Но, пожалуй, самой яркой фигурой, которая ещё при жизни стала воплощением целого культурного течения — романтизма, — был упомянутый выше Наполеон. Отделить в нём миф от реальности сложно уже не в силу недостаточности информации (напротив, её с избытком), но потому, что Бонапарт оказался настолько ярким характером, так удачно вписавшимся в эпоху, что любая попытка отделить в нём художественное от реального заведомо обречена на неудачу. Манящий, как магнит железо, образ настолько силён, что по нему фанатели до одурения и его подданные, и его враги. Разумеется, не остались в стороне и историки.
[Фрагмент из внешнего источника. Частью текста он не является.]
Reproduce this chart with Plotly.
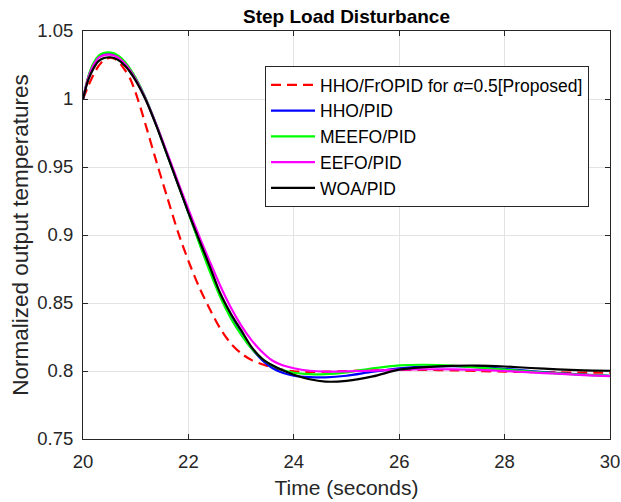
import plotly.graph_objects as go

# Time samples (seconds)
time = [20.0, 20.1, 20.2, 20.3, 20.4, 20.5, 20.6, 20.7, 20.8, 20.9, 21.0, 21.1, 21.2,
        21.4, 21.6, 21.8, 22.0, 22.2, 22.4, 22.6, 22.8, 23.0, 23.2, 23.4, 23.6, 23.8,
        24.0, 24.3, 24.6, 25.0, 25.5, 26.0, 26.5, 27.0, 27.5, 28.0, 28.5, 29.0, 29.5, 30.0]

hho_fropid = [1.0000, 1.0095, 1.0180, 1.0245, 1.0288, 1.0303, 1.0295, 1.0262, 1.0210, 1.0145,
              1.0045, 0.9925, 0.9795, 0.9530, 0.9275, 0.9025, 0.8810, 0.8620, 0.8460, 0.8315,
              0.8205, 0.8130, 0.8080, 0.8050, 0.8025, 0.8008, 0.7998, 0.7993, 0.7995, 0.8000,
              0.8005, 0.8008, 0.8008, 0.8005, 0.8000, 0.7995, 0.7992, 0.7990, 0.7988, 0.7987]

hho_pid = [1.0000, 1.0160, 1.0258, 1.0312, 1.0332, 1.0335, 1.0327, 1.0302, 1.0263, 1.0212,
           1.0150, 1.0077, 0.9993, 0.9800, 0.9590, 0.9380, 0.9168, 0.8955, 0.8752, 0.8558,
           0.8400, 0.8272, 0.8165, 0.8080, 0.8020, 0.7985, 0.7965, 0.7955, 0.7953, 0.7965,
           0.7995, 0.8020, 0.8032, 0.8035, 0.8028, 0.8015, 0.8000, 0.7985, 0.7973, 0.7965]

meefo_pid = [1.0000, 1.0165, 1.0265, 1.0320, 1.0340, 1.0343, 1.0335, 1.0310, 1.0270, 1.0218,
             1.0155, 1.0080, 0.9995, 0.9800, 0.9590, 0.9378, 0.9165, 0.8945, 0.8738, 0.8548,
             0.8392, 0.8267, 0.8165, 0.8090, 0.8038, 0.8005, 0.7987, 0.7977, 0.7977, 0.7990,
             0.8020, 0.8042, 0.8046, 0.8040, 0.8025, 0.8010, 0.7995, 0.7982, 0.7972, 0.7965]

eefo_pid = [1.0000, 1.0155, 1.0250, 1.0305, 1.0323, 1.0326, 1.0318, 1.0295, 1.0257, 1.0207,
            1.0145, 1.0072, 0.9990, 0.9802, 0.9600, 0.9393, 0.9190, 0.8995, 0.8810, 0.8630,
            0.8470, 0.8335, 0.8225, 0.8140, 0.8075, 0.8040, 0.8020, 0.8002, 0.7995, 0.7997,
            0.8003, 0.8010, 0.8013, 0.8012, 0.8008, 0.8000, 0.7990, 0.7980, 0.7970, 0.7962]

woa_pid = [1.0000, 1.0140, 1.0225, 1.0280, 1.0301, 1.0307, 1.0300, 1.0278, 1.0242, 1.0195,
           1.0135, 1.0065, 0.9985, 0.9795, 0.9585, 0.9375, 0.9165, 0.8968, 0.8775, 0.8575,
           0.8425, 0.8300, 0.8175, 0.8090, 0.8040, 0.8003, 0.7973, 0.7939, 0.7922, 0.7928,
           0.7960, 0.8010, 0.8028, 0.8038, 0.8040, 0.8033, 0.8022, 0.8012, 0.8005, 0.8002]

series_names = ["HHO/FrOPID for <i>α</i>=0.5[Proposed]", "HHO/PID", "MEEFO/PID", "EEFO/PID", "WOA/PID"]
series_values = [hho_fropid, hho_pid, meefo_pid, eefo_pid, woa_pid]
series_colors = ["#ff0000", "#0000ff", "#00ff00", "#ff00ff", "#000000"]
series_dash = ["10px,6px", "solid", "solid", "solid", "solid"]

x_ticks = [20, 22, 24, 26, 28, 30]
y_ticks = [0.75, 0.8, 0.85, 0.9, 0.95, 1.0, 1.05]
y_tick_labels = ["0.75", "0.8", "0.85", "0.9", "0.95", "1", "1.05"]

FONT = "Liberation Sans, Arial, Helvetica"

fig = go.Figure()
for name, vals, col, dash in zip(series_names, series_values, series_colors, series_dash):
    fig.add_trace(go.Scatter(
        x=time, y=vals, mode="lines", name=name,
        line=dict(color=col, width=2.2, dash=dash, shape="spline", smoothing=0.8),
    ))

axis_common = dict(
    showline=True, linecolor="#262626", linewidth=1, mirror="ticks",
    ticks="inside", ticklen=5, tickcolor="#262626",
    showgrid=True, gridcolor="#e3e3e3", gridwidth=1, zeroline=False,
    tickfont=dict(family=FONT, size=18.5, color="#262626"),
)

W, H = 621, 502
L, R, T, B = 83, 11, 31, 63
pw, ph = W - L - R, H - T - B

fig.update_layout(
    width=W, height=H,
    paper_bgcolor="white", plot_bgcolor="white",
    margin=dict(l=L, r=R, t=T, b=B, autoexpand=False),
    title=dict(text="<b>Step Load Disturbance</b>", xref="paper", x=0.5, xanchor="center",
               yref="container", y=1 - 16 / H, yanchor="middle",
               font=dict(family=FONT, size=19, color="#000000")),
    showlegend=True,
    legend=dict(
        x=(265 - L) / pw, y=1 - (66 - T) / ph, xanchor="left", yanchor="top",
        bgcolor="white", bordercolor="#262626", borderwidth=1,
        font=dict(family=FONT, size=17.5, color="#000000"),
        tracegroupgap=0, itemwidth=44,
    ),
)
fig.update_xaxes(range=[20, 30], tickvals=x_ticks, ticklabelstandoff=6,
                 title=dict(text="Time (seconds)", standoff=9,
                            font=dict(family=FONT, size=21, color="#262626")),
                 **axis_common)
fig.update_yaxes(range=[0.75, 1.05], tickvals=y_ticks, ticktext=y_tick_labels, ticklabelstandoff=5,
                 title=dict(text="Normalized output temperatures", standoff=2,
                            font=dict(family=FONT, size=22.5, color="#262626")),
                 **axis_common)

# Remove the browser's default 8px body margin so the figure fills the window exactly.
fig.write_html("out.html", config={"displayModeBar": False},
               post_script="document.body.style.margin='0px';")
Это образ был на Аркольском мосту и у кладбища Прейсиш-Эйлау, это образ вдохновил и навербовал по всей Европе Великую армию и повёл её на Россию, а, потеряв, набрал новую и вновь чуть не изменил ход истории под Лейпцигом, но случился очередной драматичный поворот в духе пиратов в «Гамлете» («От Льва саксонский вкрадчивый шакал к Лисе, к Медведю, к Волку убежал». Байрон). И даже одолев Наполеона, союзники остались во власти этого образа — две ссылки вместо казни в таком случае просто необъяснимы (особенно после нарушения первой) без осознания того, что все действующие лица чувствовали себя персонажами пьесы, где главным героем был он, а они выступали лишь в роли второго плана. Даже стоический Веллингтон признавал, что одно присутствие Бонапарта на поле боя равносильно сорокатысячному подкреплению, и в 1815 всячески стремился нейтрализовать именно его, а не разбить всю французскую армию по частям, поскольку был уверен, что Наполеону не составит труда набрать новую.
Тысячи писателей и поэтов, историков и режиссёров с тех пор пытаются разгадать образ корсиканца, но главная загадка, пожалуй, в самой притягательности его фигуры. И сам этот непреходящий интерес свидетельствует нам об одной любопытной очевидности: нас восхищают не одни только хэппи-энды, но и великие начинания, кончающиеся крахом. Только в центре такого сюжета должен находиться герой настолько харизматичный, чтобы за провалом его титанических усилий можно было следить безотрывно.
Историк, таким образом, выступает в роли режиссёра или следователя, которому из имеющихся данных или текста нужно выстроить правдоподобную картину произошедшего. Для чего приходится ставить себя на место фигуранта дела или персонажа произведения и пытаться понять его логику и мотивы, вместе с тем не забывая об известной дистанции и понимании обстоятельств места и времени. Это сложно, неоднозначно и даже противоречиво, но очень интересно.